Humans Since 1982 is a design duo based in Sweden. They have worked in collaboration since graduating from HDK, the school for design and crafts in Göthenburg, Sweden. Their work has been shown at major museums and galleries in London and internationally.
Joby Williamson Photograms 2012
Following a series of consultation sessions with children and parents on the wards, artist Joby Williamson has developed a series of photograms of intriguing everyday objects including toys, cups, carrier bags, rubber balls, paper aeroplanes and a jelly mould. This series imbues seemingly mundane domestic objects with vivid colour within unfamiliar compositions.

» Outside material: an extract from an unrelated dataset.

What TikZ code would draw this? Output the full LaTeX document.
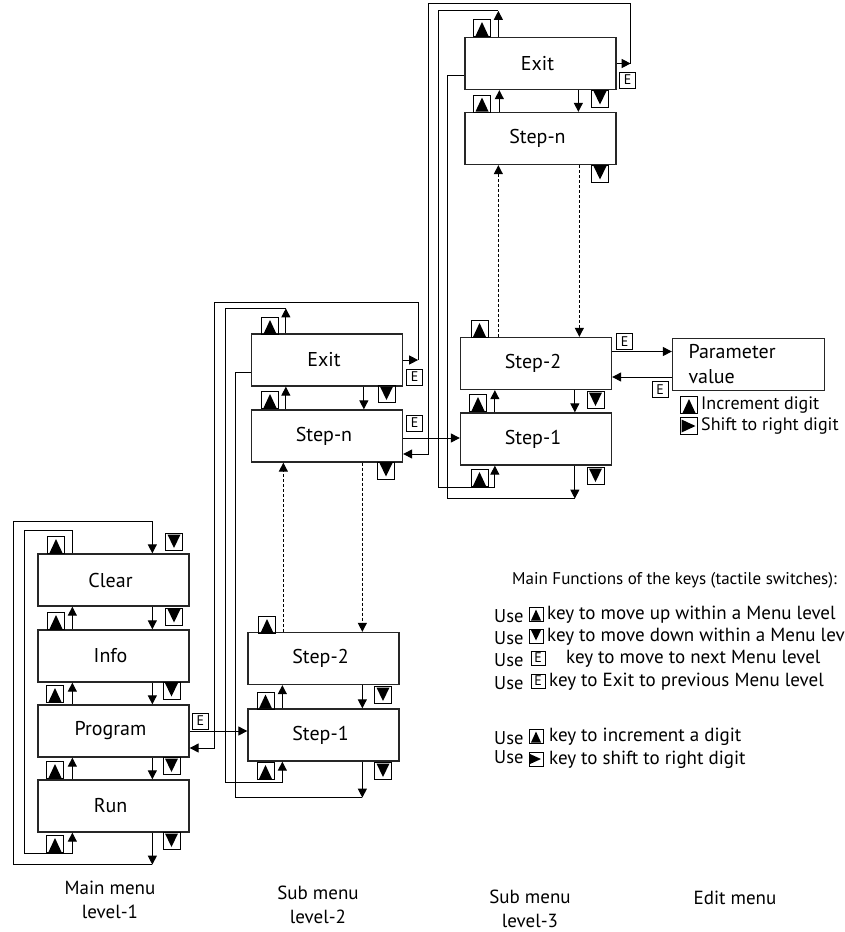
\documentclass[tikz,border=0pt]{standalone}
\usepackage{fontspec}
\setmainfont{PT Sans}
\usetikzlibrary{arrows.meta}

\tikzset{
  menubox/.style={draw=black!85, line width=1.3pt, minimum width=151pt, minimum height=52pt,
    inner sep=0pt, font=\fontsize{20}{25}\selectfont},
  leftish/.style={execute at begin node={\hspace*{-6pt}}},
  keybox/.style={draw, line width=0.9pt, inner sep=0pt, minimum width=17pt, minimum height=17pt},
  upkey/.style={keybox, path picture={
    \fill ([shift={(2pt,0.5pt)}]path picture bounding box.south west)
      -- ([shift={(-2pt,0.5pt)}]path picture bounding box.south east)
      -- ([yshift=-2.5pt]path picture bounding box.north) -- cycle;}},
  downkey/.style={keybox, path picture={
    \fill ([shift={(2pt,-1pt)}]path picture bounding box.north west)
      -- ([shift={(-2pt,-1pt)}]path picture bounding box.north east)
      -- ([yshift=2.5pt]path picture bounding box.south) -- cycle;}},
  rightkey/.style={keybox, path picture={
    \fill ([shift={(1pt,-2pt)}]path picture bounding box.north west)
      -- ([shift={(1pt,2pt)}]path picture bounding box.south west)
      -- ([xshift=-2pt]path picture bounding box.east) -- cycle;}},
  smallkey/.style={minimum width=14pt, minimum height=14pt},
  ekey/.style={keybox, minimum width=16pt, minimum height=16pt, font=\fontsize{14}{14}\selectfont},
  wire/.style={line width=1pt},
  arr/.style={wire, -{Triangle[length=9pt,width=9pt]}},
  dotarr/.style={arr, line width=1pt, dash pattern=on 3pt off 2pt},
  lbl/.style={font=\fontsize{19}{24}\selectfont, align=center},
  keytext/.style={font=\fontsize{19}{22}\selectfont, anchor=west, inner sep=0pt},
  usetext/.style={keytext, font=\fontsize{18.5}{20}\selectfont},
}

\begin{document}
\begin{tikzpicture}[x=1pt, y=-1pt]
  \def\upx{35pt}
  \def\dnx{115pt}
  \useasboundingbox (0,0) rectangle (845,932);
  %
  % main menu, level-1
  \node[menubox, leftish] (clear) at (113.5,580) {Clear};
  \node[menubox, leftish] (info) at (113.5,656) {Info};
  \node[menubox, leftish] (prog) at (113.5,731) {Program};
  \node[menubox, leftish] (run) at (113.5,806) {Run};
  %
  \draw[arr] ([xshift=\upx]info.north west) -- ([xshift=\upx]clear.south west);
  \draw[arr] ([xshift=\upx]prog.north west) -- ([xshift=\upx]info.south west);
  \draw[arr] ([xshift=\upx]run.north west) -- ([xshift=\upx]prog.south west);
  \draw[arr] ([xshift=\dnx]clear.south west) -- ([xshift=\dnx]info.north west);
  \draw[arr] ([xshift=\dnx]info.south west) -- ([xshift=\dnx]prog.north west);
  \draw[arr] ([xshift=\dnx]prog.south west) -- ([xshift=\dnx]run.north west);
  %
  \draw[arr] ([xshift=\upx]clear.north west) |- (24,530) -- (24,853) -| ([xshift=\upx]run.south west);
  \draw[arr] ([xshift=\dnx]run.south west) -- ++(0,32) coordinate (runb);
  \draw[arr] (runb) -| (13,521) -| ([xshift=\dnx]clear.north west);
  %
  \node[upkey] (ku1) at (56,545) {};
  \node[upkey] (ku2) at (56,621) {};
  \node[upkey] (ku3) at (55,694) {};
  \node[upkey] (ku4) at (55,770) {};
  \node[upkey] (ku5) at (55,844) {};
  \node[downkey] (kd1) at (174,542) {};
  \node[downkey] (kd2) at (174,616.5) {};
  \node[downkey] (kd3) at (171.5,690.5) {};
  \node[downkey] (kd4) at (171.5,766) {};
  \node[downkey] (kd5) at (171.5,841) {};
  \node[ekey] (ke1) at (200.5,721) {E};
  %
  % sub menu, level-2
  \node[menubox, leftish] (exitB) at (327,360) {Exit};
  \node[menubox, leftish] (stepnB) at (327,436) {Step-n};
  \node[menubox, leftish] (step2B) at (323.5,658.5) {Step-2};
  \node[menubox, leftish] (step1B) at (323.5,735) {Step-1};
  %
  \draw[arr] (prog.east) -- (prog.east -| step1B.west);
  \draw[arr] (exitB.east) -- ++(15,0) coordinate (exBe);
  \draw[arr] (exBe) |- (214,302) |- ([yshift=-17pt]prog.east);
  %
  \draw[arr] ([xshift=\upx]stepnB.north west) -- ([xshift=\upx]exitB.south west);
  \draw[arr] ([xshift=\dnx-2pt]exitB.south west) -- ([xshift=\dnx-2pt]stepnB.north west);
  \draw[arr] ([xshift=\upx]step1B.north west) -- ([xshift=\upx]step2B.south west);
  \draw[arr] ([xshift=\dnx]step2B.south west) -- ([xshift=\dnx]step1B.north west);
  \draw[dotarr] ([xshift=\dnx]step2B.north west |- stepnB.south) -- ([xshift=\dnx]step2B.north west);
  \draw[dotarr] ([xshift=\upx+1pt]step2B.north west) -- ([xshift=\upx+1pt]step2B.north west |- stepnB.south);
  %
  \draw[arr] ([xshift=\upx]exitB.north west) -- ++(0,-25) coordinate (exBn);
  \draw[arr] (exBn) -| (225,782) -| ([xshift=\upx]step1B.south west);
  \draw[arr] ([xshift=\dnx]step1B.south west) -- ++(0,36) coordinate (s1Bs);
  \draw[wire] (s1Bs) -| (235,372) -- ([yshift=-12pt]exitB.west);
  %
  \node[upkey] (ku6) at (270,326) {};
  \node[upkey] (ku7) at (270,400) {};
  \node[upkey] (ku8) at (267,625) {};
  \node[upkey] (ku9) at (265.5,700.5) {};
  \node[upkey] (ku10) at (265.5,771) {};
  \node[downkey] (kd6) at (386.5,394) {};
  \node[downkey] (kd7) at (386,470.5) {};
  \node[downkey] (kd8) at (383,695) {};
  \node[downkey] (kd9) at (383,771) {};
  \node[ekey] (ke2) at (414.5,377) {E};
  \node[ekey] (ke3) at (414.5,423) {E};
  %
  % sub menu, level-3
  \node[menubox, leftish] (exitC) at (540.5,63.5) {Exit};
  \node[menubox, leftish] (stepnC) at (540.5,138.5) {Step-n};
  \node[menubox, leftish] (step2C) at (536,363.5) {Step-2};
  \node[menubox, leftish] (step1C) at (536,439) {Step-1};
  %
  \draw[arr] ([yshift=-2pt]stepnB.east) -- ([yshift=-2pt]stepnB.east -| step1C.west);
  \draw[arr] ([xshift=\upx]stepnC.north west) -- ([xshift=\upx]exitC.south west);
  \draw[arr] ([xshift=\dnx-1pt]exitC.south west) -- ([xshift=\dnx-1pt]stepnC.north west);
  \draw[arr] ([xshift=\upx]step1C.north west) -- ([xshift=\upx]step2C.south west);
  \draw[arr] ([xshift=\dnx]step2C.south west) -- ([xshift=\dnx]step1C.north west);
  \draw[dotarr] ([xshift=\dnx]stepnC.south west) -- ([xshift=\dnx]stepnC.south west |- step2C.north);
  \draw[dotarr] ([xshift=\upx-1pt]stepnC.south west |- step2C.north) -- ([xshift=\upx-1pt]stepnC.south west);
  %
  \draw[arr] ([xshift=\upx-1pt]exitC.north west) -- ++(0,-26) coordinate (exCn);
  \draw[arr] (exCn) -| (438,487) -| ([xshift=\upx]step1C.south west);
  \draw[arr] (exitC.east) -- ++(14,0) coordinate (exCe);
  \draw[arr] (exCe) |- (428,3) |- ([yshift=-18pt]stepnB.east);
  \draw[arr] ([xshift=\dnx]step1C.south west) -- ++(0,33) coordinate (s1Cs);
  \draw[wire] (s1Cs) -| (447,75) -- ([yshift=-11.5pt]exitC.west);
  %
  \node[upkey] (ku11) at (482,28) {};
  \node[upkey] (ku12) at (482,103.5) {};
  \node[upkey] (ku13) at (479.5,329) {};
  \node[upkey] (ku14) at (478,403) {};
  \node[upkey] (ku15) at (479.5,478) {};
  \node[downkey] (kd10) at (600,98.5) {};
  \node[downkey] (kd11) at (600,173.5) {};
  \node[downkey] (kd12) at (595.5,400) {};
  \node[downkey] (kd13) at (595.5,476) {};
  \node[ekey] (ke4) at (627.5,80) {E};
  \node[ekey] (ke5) at (624.5,341.5) {E};
  %
  % edit menu
  \node[menubox, text width=120pt, align=left, inner xsep=16pt] (param) at (748.5,364.5) {Parameter\\value};
  \draw[arr] ([yshift=12pt]step2C.east) -- ([yshift=12pt]step2C.east -| param.west);
  \draw[arr] ([yshift=-13.5pt]step2C.east -| param.west) -- ([yshift=-13.5pt]step2C.east);
  \node[ekey] (ke6) at (660,389.5) {E};
  \node[upkey] (pu) at (689,405) {};
  \node[keytext, font=\fontsize{18}{22}\selectfont] (put) at (701,405) {Increment digit};
  \node[rightkey] (pr) at (689,426) {};
  \node[keytext, font=\fontsize{18}{22}\selectfont] (prt) at (701,426) {Shift to right digit};
  %
  % key functions
  \node[keytext, font=\fontsize{17}{20}\selectfont] (title) at (512,580) {Main Functions of the keys (tactile switches):};
  \node[usetext] (use1) at (494,616) {Use};
  \node[upkey, smallkey] (lu1) at (536,614) {};
  \node[keytext] (txt1) at (547,615) {key to move up within a Menu level};
  \node[usetext] (use2) at (494,638) {Use};
  \node[downkey, smallkey] (ld1) at (536,636) {};
  \node[keytext] (txt2) at (547,637) {key to move down within a Menu level};
  \node[usetext] (use3) at (494,660) {Use};
  \node[ekey, smallkey] (le1) at (538,658) {E};
  \node[keytext] (txt3) at (566,659) {key to move to next Menu level};
  \node[usetext] (use4) at (494,683) {Use};
  \node[ekey, smallkey] (le2) at (538,681) {E};
  \node[keytext] (txt4) at (549,682) {key to Exit to previous Menu level};
  \node[usetext] (use5) at (494,738) {Use};
  \node[upkey, smallkey] (lu2) at (536,736) {};
  \node[keytext] (txt5) at (549,737) {key to increment a digit};
  \node[usetext] (use6) at (494,757) {Use};
  \node[rightkey, smallkey] (lr1) at (536,759) {};
  \node[keytext] (txt6) at (549,760) {key to shift to right digit};
  %
  % column labels
  \node[lbl] (lab1) at (110,900) {Main menu\\level-1};
  \node[lbl] (lab2) at (318,904.5) {Sub menu\\level-2};
  \node[lbl] (lab3) at (530,909) {Sub menu\\level-3};
  \node[lbl] (lab4) at (735,898) {Edit menu};
\end{tikzpicture}
\end{document}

Joby Williamson (born in 1972 in London) lives and works in east London. He studied Fine Art at Manchester Metropolitan University and Printmaking at the Royal College of Art. His work has been shown in London and internationally.
Artist Jessica Voorsanger worked with young patients to devise a sizzling comic book caper. Wigs, fancy dress and make up were put to good use as the children worked with Voorsanger to invent characters and an adventure story. Their adventures have been installed in the new children's hospital in a series of large-scale prints and a comic book. The Adventures of the Super Sizzling Seven comic books are available to in-patients at the hospital.
Jessica Voorsanger works in a variety of media ranging from painting, sculpture, installation, film and performance. She studied at Rhode Island School of Design and at Goldsmith's College. She has shown in London and internationally and has developed projects for South London Gallery, Art on the Underground and the Hayward Gallery.
Katharine Morling Collective Memories of the London 2012
Ceramic and paint
Main Entrance to Royal London Children's Hospital
Ceramicist Katharine Morling spent six-weeks on children's wards working with patients to create sketchbooks recalling favourite memories and treasured toys. Morling then used these sketchbooks to develop porcelain sculptures for her commission for the new children's hospital. Featuring performing rhinos, butterflies and train tracks made from rulers, Collective Memories of the London presents a dream-like version of the everyday world.
Katharine Morling lives and works in east London. Morling studied at Falmouth University and at the Royal College of Art. Her award-winning ceramics are collected and exhibited nationally and internationally.